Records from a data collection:

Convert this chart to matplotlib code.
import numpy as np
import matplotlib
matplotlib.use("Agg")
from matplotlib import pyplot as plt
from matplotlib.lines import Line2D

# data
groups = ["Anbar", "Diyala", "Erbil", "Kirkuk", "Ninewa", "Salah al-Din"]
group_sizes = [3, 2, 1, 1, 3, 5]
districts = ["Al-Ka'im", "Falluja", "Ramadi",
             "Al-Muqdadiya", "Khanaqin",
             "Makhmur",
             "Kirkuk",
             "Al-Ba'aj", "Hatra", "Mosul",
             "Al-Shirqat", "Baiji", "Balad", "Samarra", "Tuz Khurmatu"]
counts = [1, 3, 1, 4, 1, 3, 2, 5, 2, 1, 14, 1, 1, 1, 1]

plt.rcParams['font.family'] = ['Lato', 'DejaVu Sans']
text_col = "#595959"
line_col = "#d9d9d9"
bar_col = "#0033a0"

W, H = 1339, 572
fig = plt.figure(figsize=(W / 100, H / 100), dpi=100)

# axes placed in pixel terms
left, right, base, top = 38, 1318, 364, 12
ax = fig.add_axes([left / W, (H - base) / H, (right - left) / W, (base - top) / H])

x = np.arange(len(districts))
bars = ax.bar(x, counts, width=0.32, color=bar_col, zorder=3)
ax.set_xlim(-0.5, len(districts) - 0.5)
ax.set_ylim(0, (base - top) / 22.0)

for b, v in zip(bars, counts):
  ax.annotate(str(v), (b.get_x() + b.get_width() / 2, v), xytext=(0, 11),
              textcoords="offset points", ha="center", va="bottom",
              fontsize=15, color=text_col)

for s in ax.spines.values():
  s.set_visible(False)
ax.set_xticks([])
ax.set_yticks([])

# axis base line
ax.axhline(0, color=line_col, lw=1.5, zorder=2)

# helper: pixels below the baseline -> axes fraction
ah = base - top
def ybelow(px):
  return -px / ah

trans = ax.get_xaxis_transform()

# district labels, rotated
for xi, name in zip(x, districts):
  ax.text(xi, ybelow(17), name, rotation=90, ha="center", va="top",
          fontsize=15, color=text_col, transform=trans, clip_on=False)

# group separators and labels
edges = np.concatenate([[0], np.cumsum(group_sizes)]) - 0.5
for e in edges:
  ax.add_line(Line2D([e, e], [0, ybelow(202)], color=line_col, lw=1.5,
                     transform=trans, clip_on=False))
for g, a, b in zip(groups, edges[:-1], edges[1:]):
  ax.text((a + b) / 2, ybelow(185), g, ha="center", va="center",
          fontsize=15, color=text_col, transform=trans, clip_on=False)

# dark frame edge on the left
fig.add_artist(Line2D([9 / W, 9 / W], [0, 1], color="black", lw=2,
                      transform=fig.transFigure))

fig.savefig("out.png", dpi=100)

...

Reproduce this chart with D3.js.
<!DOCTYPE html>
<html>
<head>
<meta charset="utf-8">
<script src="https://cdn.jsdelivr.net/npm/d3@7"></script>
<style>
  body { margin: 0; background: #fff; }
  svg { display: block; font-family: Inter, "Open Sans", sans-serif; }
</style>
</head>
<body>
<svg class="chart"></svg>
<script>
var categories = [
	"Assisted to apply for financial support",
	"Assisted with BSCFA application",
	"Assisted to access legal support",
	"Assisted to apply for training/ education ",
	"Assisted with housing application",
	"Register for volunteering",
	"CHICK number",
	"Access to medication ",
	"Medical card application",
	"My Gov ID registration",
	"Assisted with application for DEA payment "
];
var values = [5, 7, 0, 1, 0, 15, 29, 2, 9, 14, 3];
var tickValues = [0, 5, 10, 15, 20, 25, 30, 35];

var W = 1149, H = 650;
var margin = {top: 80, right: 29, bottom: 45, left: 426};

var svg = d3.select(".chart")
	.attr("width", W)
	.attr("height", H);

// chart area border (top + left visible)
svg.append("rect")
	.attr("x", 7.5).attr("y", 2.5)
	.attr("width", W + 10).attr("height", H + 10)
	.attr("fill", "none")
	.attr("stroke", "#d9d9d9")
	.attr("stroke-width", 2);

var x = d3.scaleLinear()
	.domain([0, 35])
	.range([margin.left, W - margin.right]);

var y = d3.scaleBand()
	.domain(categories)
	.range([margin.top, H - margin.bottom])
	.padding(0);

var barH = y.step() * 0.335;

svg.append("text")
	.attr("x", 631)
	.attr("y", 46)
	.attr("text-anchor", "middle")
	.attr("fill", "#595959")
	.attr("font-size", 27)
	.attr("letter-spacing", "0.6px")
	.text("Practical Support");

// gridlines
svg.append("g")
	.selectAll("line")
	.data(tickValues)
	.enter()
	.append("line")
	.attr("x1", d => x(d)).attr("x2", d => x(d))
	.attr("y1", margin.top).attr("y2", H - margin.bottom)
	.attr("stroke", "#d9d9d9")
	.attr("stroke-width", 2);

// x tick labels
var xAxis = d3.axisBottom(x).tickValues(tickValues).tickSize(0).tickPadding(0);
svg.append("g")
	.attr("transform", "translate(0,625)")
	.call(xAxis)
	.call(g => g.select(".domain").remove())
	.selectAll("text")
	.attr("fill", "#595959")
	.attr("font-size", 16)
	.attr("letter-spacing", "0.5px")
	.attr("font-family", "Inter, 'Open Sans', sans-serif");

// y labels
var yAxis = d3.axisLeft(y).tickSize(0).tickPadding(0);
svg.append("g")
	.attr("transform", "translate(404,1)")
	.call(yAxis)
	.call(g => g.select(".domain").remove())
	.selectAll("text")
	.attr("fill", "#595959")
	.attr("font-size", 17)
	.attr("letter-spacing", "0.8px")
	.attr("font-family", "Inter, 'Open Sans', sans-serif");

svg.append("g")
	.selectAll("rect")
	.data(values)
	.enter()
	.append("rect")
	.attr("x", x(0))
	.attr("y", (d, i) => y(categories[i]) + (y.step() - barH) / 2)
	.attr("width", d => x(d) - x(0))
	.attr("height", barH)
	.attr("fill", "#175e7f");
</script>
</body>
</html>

## [Work instructions]
Identify and copy all lines with the word "this".

## [Task solution]
Convert this chart to matplotlib code.
Reproduce this chart with D3.js.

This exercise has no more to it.